Amid Boom in Construction and Worker Accidents, NYC Construction Safety Law Is Ignored

Concerned over the growing rate of construction accidents, Mayor de Blasio and City Hall passed a new set of safety regulations on the construction industry last year. However, according to a news report this law is being ignored by the construction industry. As the rate of accidents and deaths in the construction industry reach a record high this year, safety advocates hope that the government steps up enforcement of the law or pursues further legislation to protect construction workers.

Under the safety legislation passed by the city, construction workers must undergo additional training – a 10-hour class should have been completed by March 1 of this year, with an additional 30-hours of safety training required by December 1. Upon completion of the training, construction workers will receive a “Site Safety Training” card that must be brought with them to their construction site each day. However, despite the city’s noble efforts to address a real problem in New York, injuries and deaths in the construction industry have only grown this year.
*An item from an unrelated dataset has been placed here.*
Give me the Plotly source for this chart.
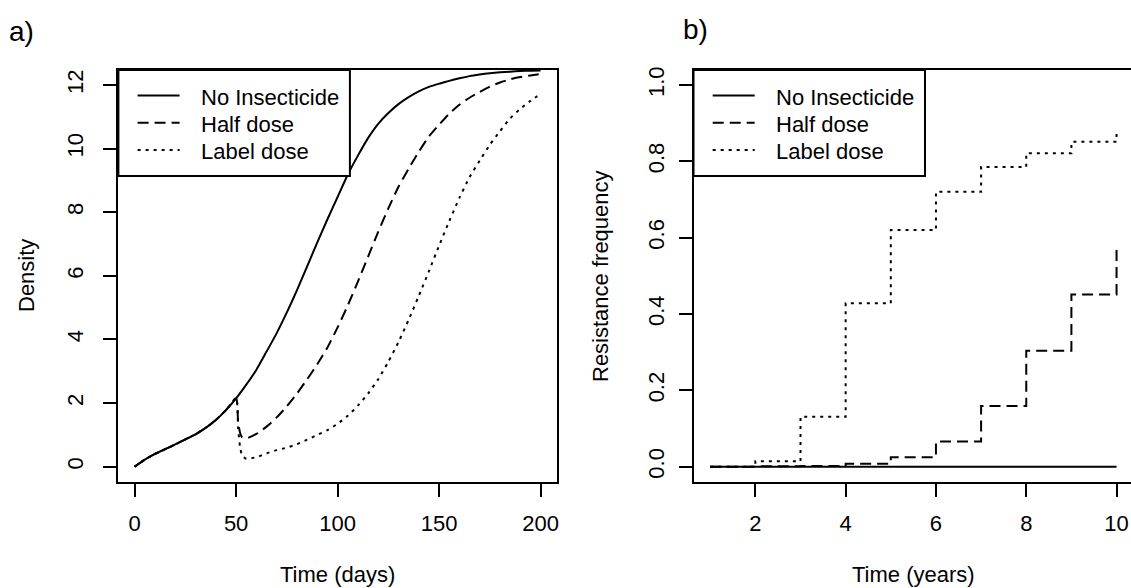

A large part of the reason, according to safety advocates, is that the safety law is simply not being followed. According to anonymous sources speaking to City & State, an entire industry of substandard safety classes and fraudulent training cards has effectively de-fanged the Mayor’s new law. While the law requires a supervisor for the construction safety courses to confirm the identities of all construction workers, the mandate is apparently unenforced. Back in June, ABC News 7 investigated the construction safety courses and found it laughably easy to receive a “Certificate of Completion” when the state granted the news anchor’s cartoonish-pseudonym “Fred Flintstone” the honor. Speaking to ABC News 7, construction safety expert Michael Pinto said that the law “has very specific language that says that the room where training takes place has to be proctored.”

Unsupervised, online training is not the only way to bypass the law, according to city construction workers who describe a lively and accessible underground market for fraudulent safety cards. According to construction workers, the industry’s widespread and brazen noncompliance with the law has further undermined the culture of safety – the exact opposite of the law’s intended effect. In response to the article in City & State, the Department of Buildings said was not responsible for monitoring fraudulent safety classes and certifications and would develop its own safety training program.

Construction safety experts decry the law’s failed implementation and the Department of Building’s failure to properly implement the safety legislation. Given the law’s widespread noncompliance, construction accidents and construction deaths in the city continue their upward climb – from 212 construction injuries during Mayor de Blasio’s first term to 744 last year. With construction booming across the five boroughs, it appears the safety of construction workers is sadly taking a backseat.